Der vom Restaurant getrennte Co-working-Bereich im Scandic-Hotel wird abends gern für den lockeren Tagesausklang genutzt. „Das Schöne ist, es ist kein klassischer Tagungsraum, kein Restaurant, sondern hat ein Wohnzimmer-Feeling mit verschiedenen Sitzgelegenheiten, Kicker und Billard“, so Antic.
Mit Waldblick kreativer arbeiten
Vom Wohnzimmer spricht auch Johannes Tien, Betreiber des Hotels BERGEBLICK in Bad Tölz, wenn er berichtet, dass Gäste entspannt am gemütlichen Tisch im Foyer einchecken. Ob beim Arbeiten unter freiem Himmel, Coworking in der Business Lounge oder Meeting in Tagungsräumen mit Waldblick – Tiens Gäste schätzen „die entschleunigte Atmosphäre, in der man weit effektiver sein kann, als wenn man immer nur am eigenen Schreibtisch ist“.
Ganze Region profitiert
Regionalentwicklung und Tourismus nehmen diese neue Erwartungshaltung von Reisenden auch wahr und positionieren sich entsprechend. „Die Mischung aus Freizeit und Arbeit ist hoch spannend“, sagt Oswald Pehel, Geschäftsführer des Tourismus Oberbayern München e.V. (TOM e.V.). „Dadurch ergeben sich ganz neue Angebote, mit denen wir nach vorn gehen müssen.“ Er setzt dabei auf Coworkation. Auch dies ein Kofferwort, zusammengesetzt aus co, work und(vac-)ation – also die Kombination von Arbeit und Urlaub an einem touristisch attraktiven Ort.
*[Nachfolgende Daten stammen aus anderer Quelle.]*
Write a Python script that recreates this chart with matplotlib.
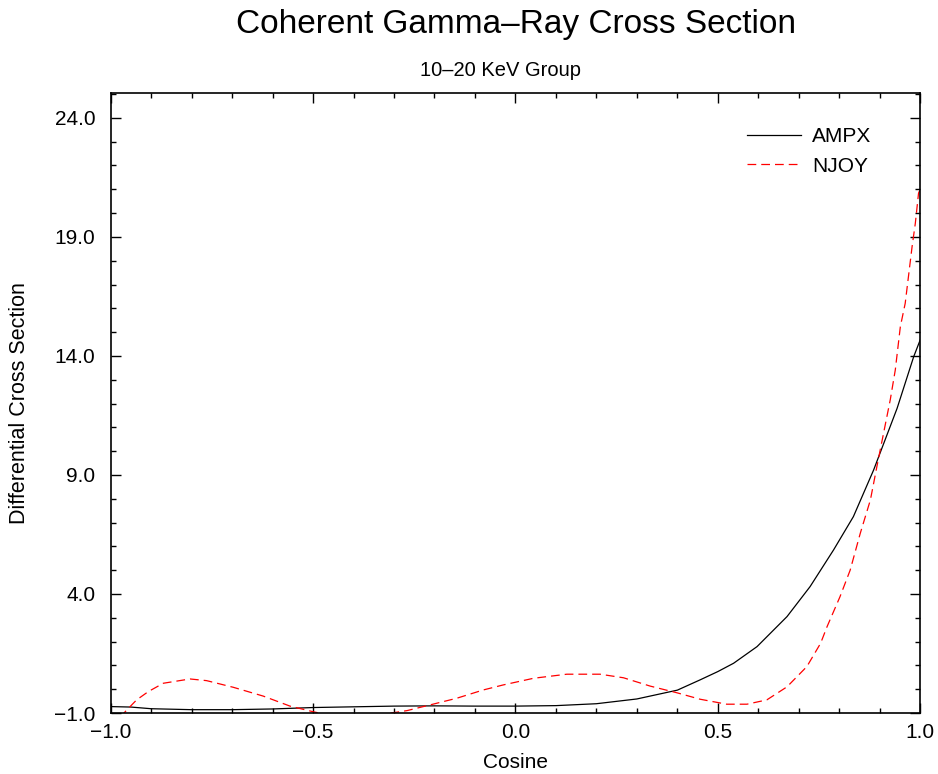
import numpy as np
import matplotlib.pyplot as plt
from matplotlib.ticker import MultipleLocator, FixedLocator

plt.rcParams['font.family'] = ['Liberation Sans', 'DejaVu Sans']

# values
ampx_x = [-1.0, -0.95, -0.9, -0.8, -0.7, -0.6, -0.5, -0.4, -0.3, -0.2, -0.1, 0.0,
          0.1, 0.2, 0.3, 0.4, 0.456, 0.5, 0.539, 0.597, 0.671, 0.728, 0.786,
          0.835, 0.885, 0.943, 0.984, 1.0]
ampx_y = [-0.73, -0.75, -0.82, -0.86, -0.86, -0.83, -0.77, -0.74, -0.71, -0.70, -0.71,
          -0.71, -0.69, -0.61, -0.41, -0.04, 0.39, 0.74, 1.09, 1.79, 3.05, 4.31, 5.85,
          7.25, 9.21, 11.8, 13.97, 14.67]

njoy_x = [-1.0, -0.96, -0.936, -0.907, -0.87, -0.804, -0.763, -0.697, -0.623, -0.557,
          -0.499, -0.45, -0.4, -0.35, -0.318, -0.268, -0.211, -0.145, -0.079, -0.03,
          0.045, 0.127, 0.209, 0.267, 0.333, 0.399, 0.456, 0.522, 0.572, 0.621,
          0.671, 0.72, 0.754, 0.77, 0.802, 0.827, 0.852, 0.877, 0.893, 0.9095,
          0.926, 0.9385, 0.951, 0.963, 0.971, 0.98, 0.988, 0.996, 1.0]
njoy_y = [-1.6, -0.87, -0.45, -0.1, 0.25, 0.43, 0.36, 0.08, -0.29, -0.71,
          -0.95, -1.12, -1.22, -1.18, -1.03, -0.9, -0.66, -0.38, -0.03, 0.18,
          0.46, 0.63, 0.63, 0.48, 0.13, -0.15, -0.42, -0.63, -0.63, -0.45,
          0.1, 0.95, 1.93, 2.63, 3.89, 5.0, 6.55, 7.95, 9.35, 10.75,
          12.15, 13.41, 15.23, 16.21, 17.33, 18.59, 19.57, 20.84, 21.0]

y_ticks = [-1.0, 4.0, 9.0, 14.0, 19.0, 24.0]
x_ticks = [-1.0, -0.5, 0.0, 0.5, 1.0]

fig = plt.figure(figsize=(9.38, 7.74), dpi=100)
ax = fig.add_axes([0.118, 0.0788, 0.863, 0.8012])

ax.plot(ampx_x, ampx_y, color='black', linewidth=0.9, label='AMPX')
ax.plot(njoy_x, njoy_y, color='red', linewidth=0.9, linestyle=(0, (7, 4)), label='NJOY')

ax.set_xlim(-1.0, 1.0)
ax.set_ylim(-1.0, 25.05)
ax.xaxis.set_major_locator(FixedLocator(x_ticks))
ax.xaxis.set_minor_locator(MultipleLocator(0.1))
ax.yaxis.set_major_locator(FixedLocator(y_ticks))
ax.yaxis.set_minor_locator(MultipleLocator(1.0))
ax.xaxis.set_major_formatter(plt.FuncFormatter(lambda v, p: f'{v:.1f}'.replace('-', '\u2212')))
ax.yaxis.set_major_formatter(plt.FuncFormatter(lambda v, p: f'{v:.1f}'.replace('-', '\u2212')))

ax.tick_params(which='both', direction='in', top=True, right=True, width=1.0)
ax.tick_params(which='major', length=7)
ax.tick_params(which='minor', length=3.5)
ax.tick_params(axis='x', which='major', labelsize=15, pad=7)
ax.tick_params(axis='y', which='major', labelsize=15, pad=11)
for sp in ax.spines.values():
    sp.set_linewidth(1.2)

ax.set_xlabel('Cosine', fontsize=15, labelpad=8)
ax.set_ylabel('Differential Cross Section', fontsize=15.5, labelpad=17)

fig.text(0.55, 0.968, 'Coherent Gamma\u2013Ray Cross Section', fontsize=24,
         ha='center', va='center')
fig.text(0.534, 0.909, '10\u201320 KeV Group', fontsize=14.5, ha='center', va='center')

ax.legend(loc='upper right', frameon=False, fontsize=15, handlelength=2.6,
          handletextpad=0.55, bbox_to_anchor=(0.963, 0.975), labelspacing=0.5)

fig.savefig('out.png', dpi=100)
Matching über digitale Plattformen
Dass nicht jeder das Rad neu und für sich allein erfinden muss, zeigt der CoworkationALPS e.V. mit Partnern aus dem Oberland, Österreich, Italien und der Schweiz. Der Verein beschäftigt sich mit dem Thema Coworkation seit 2019. Er berät und vernetzt Regionen und bietet eine Plattform für Anbieter und Gäste. Bei diesen handelt es sich laut der Vorstandsvorsitzenden Veronika Engel weniger um digitale Nomaden als um Firmenteams, die produktives Arbeiten mit Entspannung kombinieren möchten. Oder auch um Menschen, die einen Urlaub in den Bergen mit ein, zwei Arbeitstagen verknüpfen.
Auch für kleine Hotels attraktiv
Eine Zusammenarbeit mit dezentralen Coworking-Spaces erlaube auch kleineren Betrieben, solchen Wünschen der Gäste nachzukommen, ohne selbst investieren zu müssen, so Engel. Wie das funktionieren kann, zeigt die office manufaktur GmbH in Hausham. Ein Mix aus Coworking-Plätzen, Einzelbüros, Meeting- und Kreativräumen ermöglicht professionelles Arbeiten für Urlaubsgäste wie für Einheimische.
„Ortsunabhängig zu arbeiten, ist ein Trend, den wir auf verschiedenen Ebenen sehen, deshalb sollte man sich als Anbieter im Tourismus- und Gastgewerbe unbedingt damit beschäftigen“, fasst Tourismusexperte Gardini zusammen. Es wäre „fast fahrlässig, diese Entwicklung nicht zu beachten“.